Lemonsoda is a brand of Italian carbonated soft drinks created in the 1940s by Milan-based company Saga and currently owned by Royal Unibrew.

== History ==
The original Lemonsoda flavor was lemon. Oransoda and Pelmosoda, orange and grapefruit-flavored sodas, were introduced in the following years. In 1980 the brand was sold to Crodo, which became part of the Campari Group in 1999. During the 2003/2004 season Lemonsoda was the official sponsor of Lecce football club. In 2005, a tonic water titled Tonicsoda was the first Lemonsoda product born under the Campari brand.
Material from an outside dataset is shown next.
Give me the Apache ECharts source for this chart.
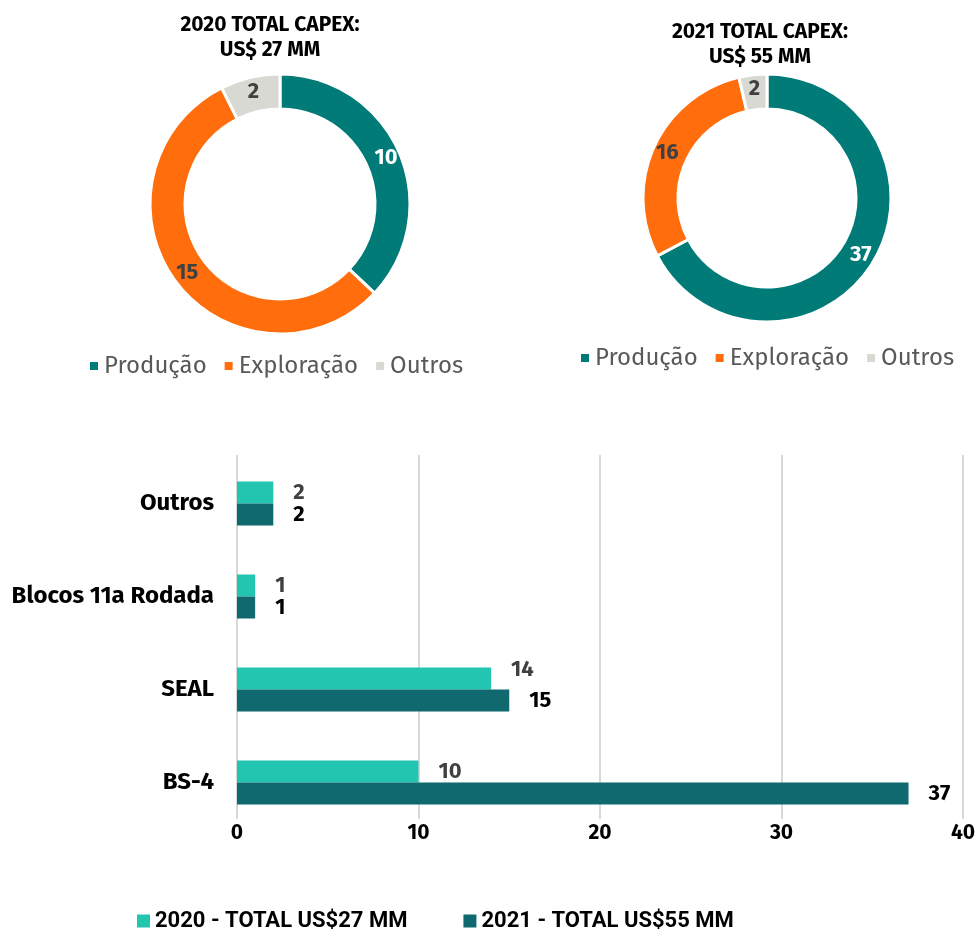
<!DOCTYPE html>
<html>
<head>
<meta charset="utf-8">
<script src="https://cdn.jsdelivr.net/npm/echarts@6/dist/echarts.min.js"></script>
<style>html,body{margin:0;padding:0;background:#fff}#c{width:979px;height:929px}</style>
</head>
<body>
<div id="c"></div>
<script>
const pieNames = ['Produção', 'Exploração', 'Outros'];
const pie2020 = [10, 15, 2];
const pie2021 = [37, 16, 2];
const pieColors = ['#007B78', '#FF6D0D', '#D9D9D4'];

const barCategories = ['BS-4', 'SEAL', 'Blocos 11a Rodada', 'Outros'];
const bar2020 = [10, 14, 1, 2];
const bar2021 = [37, 15, 1, 2];
const barNames = ['2020 - TOTAL US$27 MM', '2021 - TOTAL US$55 MM'];
const xTicks = [0, 10, 20, 30, 40];

const FONT = '"Fira Sans","Noto Sans",sans-serif';

function pieData(vals) {
  return vals.map((v, i) => ({
    name: pieNames[i], value: v,
    itemStyle: { color: pieColors[i] },
    label: { color: i === 0 ? '#ffffff' : '#404040' }
  }));
}

// 2020 label for SEAL sits slightly above bar centre in the reference
const bar2020Data = bar2020.map((v, i) => i === 1 ? { value: v, label: { offset: [0, -9] } } : v);

const chart = echarts.init(document.getElementById('c'), null, { renderer: 'canvas' });
chart.setOption({
  animation: false,
  textStyle: { fontFamily: FONT },
  title: [
    { text: '2020 TOTAL CAPEX:\nUS$ 27 MM', left: 265, top: 8, textAlign: 'center',
      textStyle: { fontFamily: FONT, fontSize: 21, fontWeight: 'bold', color: '#000', lineHeight: 25 } },
    { text: '2021 TOTAL CAPEX:\nUS$ 55 MM', left: 755, top: 15, textAlign: 'center',
      textStyle: { fontFamily: FONT, fontSize: 21, fontWeight: 'bold', color: '#000', lineHeight: 25 } }
  ],
  legend: [
    { data: pieNames, left: 83, top: 349, icon: 'rect', itemWidth: 10, itemHeight: 10, itemGap: 16,
      textStyle: { fontFamily: FONT, fontSize: 24, color: '#595959' } },
    { data: pieNames, left: 574, top: 341, icon: 'rect', itemWidth: 10, itemHeight: 10, itemGap: 16,
      textStyle: { fontFamily: FONT, fontSize: 24, color: '#595959' } },
    { data: barNames, left: 132, top: 905, icon: 'rect', itemWidth: 13, itemHeight: 13, itemGap: 56,
      textStyle: { fontFamily: '"Liberation Sans Narrow","Roboto",sans-serif', fontSize: 22, fontWeight: 'bold', color: '#000' } }
  ],
  grid: [
    { left: 237, right: 16, top: 457, height: 372, containLabel: false },
    { left: 237, right: 16, top: 455, height: 364, containLabel: false }
  ],
  xAxis: [
    { type: 'value', gridIndex: 0, min: 0, max: 40, interval: 10,
      axisLine: { show: false }, axisTick: { show: false }, splitLine: { show: false },
      axisLabel: { fontFamily: FONT, fontSize: 21, fontWeight: 'bold', color: '#000', margin: -6,
        formatter: v => xTicks.includes(v) ? String(v) : '' } },
    { type: 'value', gridIndex: 1, min: 0, max: 40, interval: 10,
      axisLine: { show: false }, axisTick: { show: false }, axisLabel: { show: false },
      splitLine: { show: true, lineStyle: { color: '#D9D9D9', width: 2 } } }
  ],
  yAxis: [
    { type: 'category', gridIndex: 0, data: barCategories, z: 5,
      axisLine: { show: false }, axisTick: { show: false },
      axisLabel: { fontFamily: FONT, fontSize: 24, fontWeight: 'bold', color: '#000', margin: 23 } },
    { type: 'value', gridIndex: 1, min: 0, max: 1, show: false }
  ],
  series: [
    { type: 'pie', name: '2020', center: [280, 204], radius: [95, 130], startAngle: 90, clockwise: true,
      data: pieData(pie2020),
      itemStyle: { borderColor: '#fff', borderWidth: 3 },
      label: { show: true, position: 'inside', formatter: '{c}', fontFamily: FONT, fontSize: 22, fontWeight: 'bold' },
      labelLine: { show: false }, emphasis: { disabled: true } },
    { type: 'pie', name: '2021', center: [767, 198], radius: [89, 124], startAngle: 90, clockwise: true,
      data: pieData(pie2021),
      itemStyle: { borderColor: '#fff', borderWidth: 3 },
      label: { show: true, position: 'inside', formatter: '{c}', fontFamily: FONT, fontSize: 22, fontWeight: 'bold' },
      labelLine: { show: false }, emphasis: { disabled: true } },
    { type: 'bar', name: barNames[0], xAxisIndex: 0, yAxisIndex: 0, data: bar2020Data, barWidth: 22, barGap: '0%', z: 3,
      itemStyle: { color: '#21C5B0' },
      label: { show: true, position: 'right', distance: 20, fontFamily: FONT, fontSize: 22, fontWeight: 'bold', color: '#404040' } },
    { type: 'bar', name: barNames[1], xAxisIndex: 0, yAxisIndex: 0, data: bar2021, barWidth: 22, barGap: '0%', z: 3,
      itemStyle: { color: '#0F696E' },
      label: { show: true, position: 'right', distance: 20, fontFamily: FONT, fontSize: 22, fontWeight: 'bold', color: '#000' } }
  ]
});
</script>
</body>
</html>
In 2010, two new versions of traditional Lemonsoda were created: sugarless Lemonsoda Zero and the Mojitosoda, a non-alcoholic cocktail made with lemon juice and mint flavor, flavored like a mojito cocktail. In October 2017, the Lemonsoda brand was sold to Royal Unibrew for 80 million Euro.

== Today's Influence ==
Nowadays, this drink is sold in places all across Europe at an accesible price. Although it is not a major brand, it can be found in shops, canteens, vending machines etc, mostly in Italy, and neighbouring countries such as the Balkan States, Austria, France, Romania, Hungary, and even outside European countries like the USA or Canada.